The phrase "livestock breeding arrangements" in paragraph four of this Ruling is intended to describe generally arrangements under which a taxpayer or taxpayers incur expenditure for the production of livestock. Usually the livestock are bred under the arrangement using the services of a person with expertise in some specialist breeding technique. Often the arrangement involves the taxpayer or taxpayers leasing livestock for the term of the arrangement for use in the breeding process. The question arises whether the expenditure incurred under the arrangement is subject to section 70-15 in the sense that it is expenditure incurred in connection with the acquisition by the taxpayer or taxpayers of the livestock produced under the scheme.
Cases that have dealt with livestock breeding arrangements such as Ferguson v F C of T 79 ATC 4261, 9 ATR 873, Hanlon v F C of T 81 ATC 4617, 12 ATR 540, Walker v F C of T 85 ATC 4179, 16 ATR 331, F C of T v Solling; F C of T v Pepper 85 ATC 4518, 16 ATR 753 and Case R7 84 ATC 151, Case 58 27 CTBR(NS) 515 make it clear that it cannot be assumed that a participant in such an arrangement will be entitled to a deduction for the expenditure incurred under the arrangement, nor that participation will automatically make the livestock produced the trading stock of the taxpayer. As the cases show, the answers to those questions depend on the circumstances of the individual taxpayer.
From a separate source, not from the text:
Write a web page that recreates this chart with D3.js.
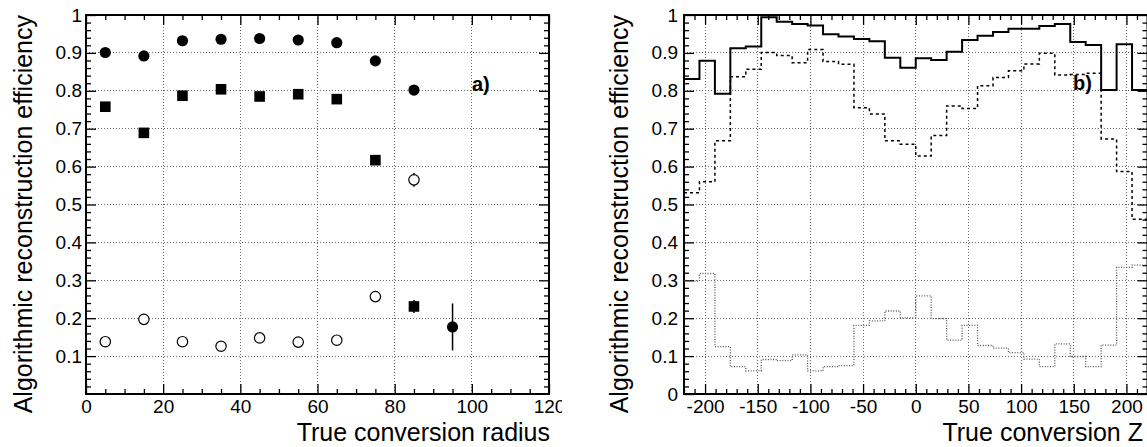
<!DOCTYPE html>
<html><head><meta charset="utf-8">
<script src="https://cdn.jsdelivr.net/npm/d3@7"></script>
<style>
body{margin:0;background:#fff}
svg{display:block}
text{font-family:"Liberation Sans",Arial,Helvetica,sans-serif;fill:#000}
</style>
</head><body>
<svg id="c" width="1147" height="447"></svg>
<script>
// ---------- data: panel a) ----------
const radiusCats = [5, 15, 25, 35, 45, 55, 65, 75, 85, 95];
const effFilledCircle = [0.901, 0.892, 0.932, 0.936, 0.938, 0.934, 0.927, 0.879, 0.802, 0.177];
const errFilledCircle = [0.004, 0.004, 0.004, 0.004, 0.004, 0.004, 0.005, 0.006, 0.010, 0.062];
const effSquare = [0.758, 0.689, 0.787, 0.804, 0.785, 0.791, 0.778, 0.617, 0.231];
const errSquare = [0.005, 0.005, 0.005, 0.005, 0.005, 0.005, 0.006, 0.008, 0.017];
const effOpenCircle = [0.138, 0.197, 0.138, 0.126, 0.148, 0.137, 0.142, 0.257, 0.565];
const errOpenCircle = [0.004, 0.004, 0.004, 0.004, 0.004, 0.004, 0.005, 0.007, 0.018];
const radiusTicks = [0, 20, 40, 60, 80, 100, 120];
const effTicksA = [0.1, 0.2, 0.3, 0.4, 0.5, 0.6, 0.7, 0.8, 0.9, 1];

// ---------- data: panel b) ----------
const zRange = [-220, 220];
const zBins = 30;
const zSolid = [0.831, 0.879, 0.792, 0.912, 0.917, 0.994, 0.982, 0.976, 0.972, 0.949,
                0.943, 0.937, 0.931, 0.887, 0.861, 0.886, 0.881, 0.903, 0.934, 0.945,
                0.955, 0.964, 0.964, 0.971, 0.976, 0.929, 0.921, 0.802, 0.923, 0.802];
const zDashed = [0.531, 0.560, 0.668, 0.837, 0.857, 0.901, 0.893, 0.874, 0.909, 0.877,
                 0.870, 0.755, 0.739, 0.668, 0.659, 0.628, 0.682, 0.760, 0.753, 0.813,
                 0.835, 0.853, 0.871, 0.899, 0.842, 0.843, 0.846, 0.673, 0.587, 0.461];
const zDotted = [0.298, 0.318, 0.125, 0.072, 0.061, 0.091, 0.088, 0.103, 0.061, 0.072,
                 0.075, 0.181, 0.193, 0.219, 0.201, 0.259, 0.199, 0.142, 0.181, 0.128,
                 0.121, 0.109, 0.092, 0.072, 0.132, 0.099, 0.072, 0.129, 0.334, 0.340];
const zTicks = [-200, -150, -100, -50, 0, 50, 100, 150, 200];
const effTicksB = [0, 0.1, 0.2, 0.3, 0.4, 0.5, 0.6, 0.7, 0.8, 0.9, 1];

const yTitle = "Algorithmic reconstruction efficiency";

const svg = d3.select("#c");
const fmt = v => (v === 1 ? "1" : v === 0 ? "0" : d3.format(".1f")(v));

function frame(g, x, y, opts) {
  const [x0, x1] = x.range(), [y1, y0] = y.range();
  const W = x1 - x0, H = y1 - y0;
  const grid = g.append("g").attr("stroke", "#666").attr("stroke-width", 1)
    .attr("stroke-dasharray", "1,2").attr("shape-rendering", "crispEdges");
  grid.selectAll(".gx").data(opts.xMajor.filter(v => v > x.domain()[0] && v < x.domain()[1]))
    .join("line").attr("x1", d => x(d)).attr("x2", d => x(d)).attr("y1", y0).attr("y2", y1);
  grid.selectAll(".gy").data(opts.yMajor.filter(v => v > y.domain()[0] && v < y.domain()[1]))
    .join("line").attr("y1", d => y(d)).attr("y2", d => y(d)).attr("x1", x0).attr("x2", x1);

  const ax = g.append("g");
  ax.append("g").attr("transform", `translate(0,${y1})`)
    .call(d3.axisBottom(x).tickValues(opts.xMajor).tickSize(-10).tickPadding(6).tickFormat(d => d));
  ax.append("g").attr("transform", `translate(0,${y1})`)
    .call(d3.axisBottom(x).tickValues(opts.xMinor).tickSize(-5).tickFormat(""));
  ax.append("g").attr("transform", `translate(0,${y0})`)
    .call(d3.axisTop(x).tickValues(opts.xMajor).tickSize(-10).tickFormat(""));
  ax.append("g").attr("transform", `translate(0,${y0})`)
    .call(d3.axisTop(x).tickValues(opts.xMinor).tickSize(-5).tickFormat(""));
  ax.append("g").attr("transform", `translate(${x0},0)`)
    .call(d3.axisLeft(y).tickValues(opts.yLabels).tickSize(-10).tickPadding(opts.yPad).tickFormat(fmt));
  ax.append("g").attr("transform", `translate(${x0},0)`)
    .call(d3.axisLeft(y).tickValues(opts.yMinor).tickSize(-5).tickFormat(""));
  ax.append("g").attr("transform", `translate(${x1},0)`)
    .call(d3.axisRight(y).tickValues(opts.yMajor).tickSize(-10).tickFormat(""));
  ax.append("g").attr("transform", `translate(${x1},0)`)
    .call(d3.axisRight(y).tickValues(opts.yMinor).tickSize(-5).tickFormat(""));
  ax.selectAll(".domain").remove();
  ax.selectAll(".tick line").attr("stroke", "#000").attr("stroke-width", 1.3);
  ax.selectAll("text").attr("font-size", 19).attr("fill", "#000")
    .style("font-family", '"Liberation Sans",Arial,sans-serif');
  g.append("rect").attr("x", x0).attr("y", y0).attr("width", W).attr("height", H)
    .attr("fill", "none").attr("stroke", "#000").attr("stroke-width", 2);
}

// ---------------- Panel a ----------------
const xa = d3.scaleLinear().domain([0, 120]).range([86, 549]);
const ya = d3.scaleLinear().domain([0, 1]).range([394, 15]);
svg.append("defs").append("clipPath").attr("id", "clipA").append("rect")
  .attr("x", 0).attr("y", 0).attr("width", 562).attr("height", 447);
const ga = svg.append("g").attr("clip-path", "url(#clipA)");
frame(ga, xa, ya, {
  xMajor: radiusTicks, xMinor: d3.range(0, 121, 5).filter(v => v % 20),
  yMajor: effTicksA, yLabels: effTicksA, yMinor: d3.range(0, 101, 2).filter(v => v % 10).map(v => v / 100),
  yPad: 4
});

function errBars(g, xs, vals, errs) {
  g.append("g").selectAll("line").data(vals.map((v, i) => ({x: xs[i], v, e: errs[i]})))
    .join("line").attr("x1", d => xa(d.x)).attr("x2", d => xa(d.x))
    .attr("y1", d => ya(d.v - d.e)).attr("y2", d => ya(d.v + d.e))
    .attr("stroke", "#000").attr("stroke-width", 1.5);
}
errBars(ga, radiusCats, effFilledCircle, errFilledCircle);
errBars(ga, radiusCats, effSquare, errSquare);
errBars(ga, radiusCats, effOpenCircle, errOpenCircle);

ga.append("g").selectAll("circle").data(effFilledCircle).join("circle")
  .attr("cx", (d, i) => xa(radiusCats[i])).attr("cy", d => ya(d)).attr("r", 5.6).attr("fill", "#000");
ga.append("g").selectAll("rect").data(effSquare).join("rect")
  .attr("x", (d, i) => xa(radiusCats[i]) - 5.3).attr("y", d => ya(d) - 5.3)
  .attr("width", 10.6).attr("height", 10.6).attr("fill", "#000");
ga.append("g").selectAll("circle").data(effOpenCircle).join("circle")
  .attr("cx", (d, i) => xa(radiusCats[i])).attr("cy", d => ya(d)).attr("r", 5.2)
  .attr("fill", "#fff").attr("stroke", "#000").attr("stroke-width", 1.2);

ga.append("text").attr("x", 472).attr("y", 91).attr("font-size", 20).attr("font-weight", "bold").text("a)");
ga.append("text").attr("x", 550).attr("y", 441).attr("text-anchor", "end").attr("font-size", 25).text("True conversion radius");
ga.append("text").attr("transform", "translate(32,15) rotate(-90)").attr("text-anchor", "end")
  .attr("font-size", 25).text(yTitle);

// ---------------- Panel b ----------------
const xb = d3.scaleLinear().domain(zRange).range([684, 1147.5]);
const yb = d3.scaleLinear().domain([0, 1]).range([394, 15]);
const gb = svg.append("g");
frame(gb, xb, yb, {
  xMajor: zTicks, xMinor: d3.range(-220, 221, 10).filter(v => v % 50),
  yMajor: effTicksB, yLabels: effTicksB, yMinor: d3.range(0, 101, 2).filter(v => v % 10).map(v => v / 100),
  yPad: 6
});
svg.select("defs").append("clipPath").attr("id", "clipB").append("rect")
  .attr("x", 684).attr("y", 15).attr("width", 463.5).attr("height", 379);

const binW = (zRange[1] - zRange[0]) / zBins;
const stepPts = vals => vals.flatMap((v, i) => [[zRange[0] + i * binW, v], [zRange[0] + (i + 1) * binW, v]]);
const line = d3.line().x(d => xb(d[0])).y(d => yb(d[1]));
const hg = gb.append("g").attr("clip-path", "url(#clipB)");
hg.append("path").attr("d", line(stepPts(zDotted))).attr("fill", "none")
  .attr("stroke", "#555").attr("stroke-width", 1.3).attr("stroke-dasharray", "1,1.6");
hg.append("path").attr("d", line(stepPts(zDashed))).attr("fill", "none")
  .attr("stroke", "#000").attr("stroke-width", 1.5).attr("stroke-dasharray", "3,3");
hg.append("path").attr("d", line(stepPts(zSolid))).attr("fill", "none")
  .attr("stroke", "#000").attr("stroke-width", 2);

gb.append("text").attr("x", 1073).attr("y", 90).attr("font-size", 20).attr("font-weight", "bold").text("b)");
gb.append("text").attr("x", 1143).attr("y", 441).attr("text-anchor", "end").attr("font-size", 25).text("True conversion Z");
gb.append("text").attr("transform", "translate(628,15) rotate(-90)").attr("text-anchor", "end")
  .attr("font-size", 25).text(yTitle);
</script>
</body></html>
Section 70-15 will not be relevant, of course, if the expenditure is not deductible in the first place or, if deductible and incurred in acquiring the livestock, the livestock are not trading stock of the taxpayer.
The view expressed in paragraph four of this Ruling that section 70-15 does not apply to expenditure incurred under a livestock breeding arrangement which constitutes or forms part of a livestock breeding business of the taxpayer is arrived at because in such a circumstance, the product of the arrangement (that is, the livestock which the taxpayer receives) is considered to be brought into existence as a result of the taxpayer's own production activities, and so is not acquired by the taxpayer in the sense contemplated by section 70-15 (as explained in paragraph two of this Ruling).